From a business perspective, upgrading a legacy Symfony 4.4 + Sonata Admin application delivers several important outcomes:

  • Reduced technical debt: Cleaner code, modern patterns, and fewer workarounds make future enhancements cheaper and less risky.
  • Improved security posture: Current dependencies and frameworks mean quicker access to security patches and fewer known vulnerabilities.
  • Faster feature delivery: Developers can rely on modern tooling, better DX (developer experience), and predictable behavior.
  • Better scalability: Optimized performance and up-to-date infrastructure support growing traffic and data volumes.
  • Greater stability: Systematic testing in dedicated staging environments catches regressions before they reach production.

In other words, this upgrade is not just an IT expense—it’s a strategic investment in your ability to respond quickly to market and customer needs.

Key Learnings and Best Practices

From the approach outlined above, several general lessons emerge for any large framework upgrade:

  • Treat the upgrade like a project, not a task. It needs clear goals, ownership, and time boxed iterations.
  • Use dedicated staging environments per upgrade path.
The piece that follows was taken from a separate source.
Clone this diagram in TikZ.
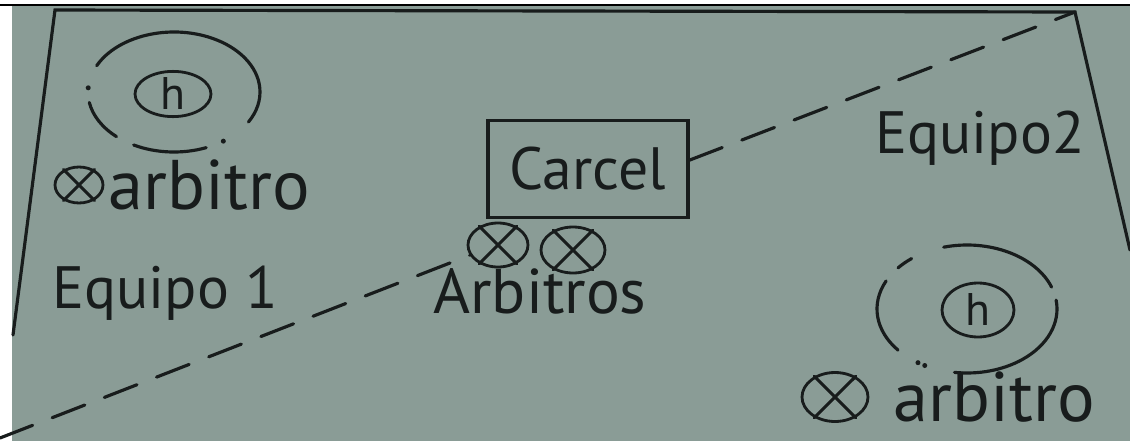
\documentclass[tikz,border=0pt]{standalone}
\usepackage{fontspec}
\setmainfont{PT Sans}
\usetikzlibrary{calc,positioning,shapes.geometric}
\definecolor{papel}{RGB}{138,156,150}
\definecolor{tinta}{RGB}{24,28,28}
\def\ringarc[#1](#2)(#3:#4:#5:#6){\draw[#1] ($(#2)+(#3:#5 and #6)$) arc[start angle=#3, end angle=#4, x radius=#5, y radius=#6];}

\begin{document}
\begin{tikzpicture}[x=0.02cm, y=0.02cm, line cap=round,
	trazo/.style={draw=tinta, line width=1.8pt},
	raya/.style={draw=tinta, line width=1.8pt, dash pattern=on 0.7cm off 0.42cm},
	juez/.style={ellipse, draw=tinta, line width=1.6pt, inner sep=0pt},
	letra/.style={text=tinta, inner sep=0pt}]
		%%%%% START %%%%%
		\useasboundingbox (0,0) rectangle (1130,441);
		\fill[white] (0,0) rectangle (1130,441);
		\fill[papel] (12,0) rectangle (1130,435);
		\draw[black, line width=1.2pt] (0,436) -- (1130,436);
		
		% cancha
		\coordinate (esquina) at (1075,429);
		\coordinate (orilla) at (0,3);
		\draw[trazo] (13,106) -- (55,431) -- (esquina) -- (1130,191);
		
		% equipo 1, arriba a la izquierda
		\coordinate (r1) at (174,349);
		\node[juez, minimum width=1.52cm, minimum height=0.88cm, font=\fontsize{26}{28}\selectfont, text=tinta] (h1) at (173,347) {h};
		\ringarc[trazo](r1)(154:-30:86:60);
		\ringarc[trazo](r1)(-68:-118:86:60);
		\ringarc[trazo](r1)(-132:-170:86:60);
		\fill[tinta] ($(r1)+(-55:86 and 60)$) circle (2.5);
		\fill[tinta] ($(r1)+(176:86 and 60)$) circle (2.5);
		
		\node[juez, minimum width=0.96cm, minimum height=0.72cm] (a1) at (79,256) {};
		\draw[trazo] (a1.45) -- (a1.225) (a1.135) -- (a1.-45);
		\node[letra, font=\fontsize{40}{42}\selectfont, right=0.08cm of a1] (arb1) {arbitro};
		
		\node[letra, font=\fontsize{34}{36}\selectfont] (eq1) at (165,148) {Equipo 1};
		
		% carcel y arbitros del centro
		\node[draw=tinta, line width=1.8pt, minimum width=4cm, minimum height=1.94cm, text=tinta, font=\fontsize{34}{36}\selectfont] (carcel) at (588,272) {Carcel};
		
		\node[juez, minimum width=1.2cm, minimum height=0.88cm] (a3) at (498,196) {};
		\draw[trazo] (a3.45) -- (a3.225) (a3.135) -- (a3.-45);
		\node[juez, minimum width=1.28cm, minimum height=0.92cm] (a4) at (573,191) {};
		\draw[trazo] (a4.45) -- (a4.225) (a4.135) -- (a4.-45);
		\node[letra, font=\fontsize{36}{38}\selectfont] (arbs) at (540,150) {Arbitros};
		
		\draw[raya] (carcel.5) -- (esquina);
		\draw[raya] (orilla) -- (a3.200);
		
		% equipo 2, abajo a la derecha
		\node[letra, font=\fontsize{34}{36}\selectfont] (eq2) at (980,303) {Equipo2};
		
		\coordinate (r2) at (967,132);
		\node[juez, minimum width=1.44cm, minimum height=1.08cm, font=\fontsize{26}{28}\selectfont, text=tinta] (h2) at (978,131) {h};
		\ringarc[trazo](r2)(105:20:90:64);
		\ringarc[trazo](r2)(8:-98:90:64);
		\ringarc[trazo](r2)(154:220:90:64);
		\ringarc[trazo](r2)(128:140:90:64);
		\fill[tinta] ($(r2)+(-118:90 and 64)$) circle (2.5);
		\fill[tinta] ($(r2)+(-123:90 and 64)$) circle (2.5);
		
		\node[juez, minimum width=1.32cm, minimum height=0.98cm] (a2) at (835,44) {};
		\draw[trazo] (a2.45) -- (a2.225) (a2.135) -- (a2.-45);
		\node[letra, font=\fontsize{40}{42}\selectfont, right=0.48cm of a2] (arb2) {arbitro};
		%%%%% END %%%%%
	\end{tikzpicture}
\end{document}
Isolation allows you to experiment, fix, and validate without putting production at risk.
  • Fix deprecations proactively. They are early warnings, not background noise.
  • Involve business and admin users early. They are best placed to validate that workflows and rules still behave correctly.
  • Measure performance before and after. Hard data helps demonstrate the value of modernization.

Conclusion: Modernizing Today to Move Faster Tomorrow

Upgrading from Symfony 4.4 to Symfony 7.4—especially in an application built around Sonata Admin—may seem daunting. But with the right strategy, it becomes a controlled, predictable process rather than a high-risk leap.

By investing in dedicated staging environments, systematically resolving deprecations, and validating behavior and performance at each step, you not only deliver a safer upgrade—you also build a stronger foundation for everything your team ships next.

The result is a more secure, performant, and maintainable application that supports faster feature delivery and long-term scalability. Modernizing your Symfony stack is not just about keeping up with versions; it’s about giving your business the stability and agility it needs to grow.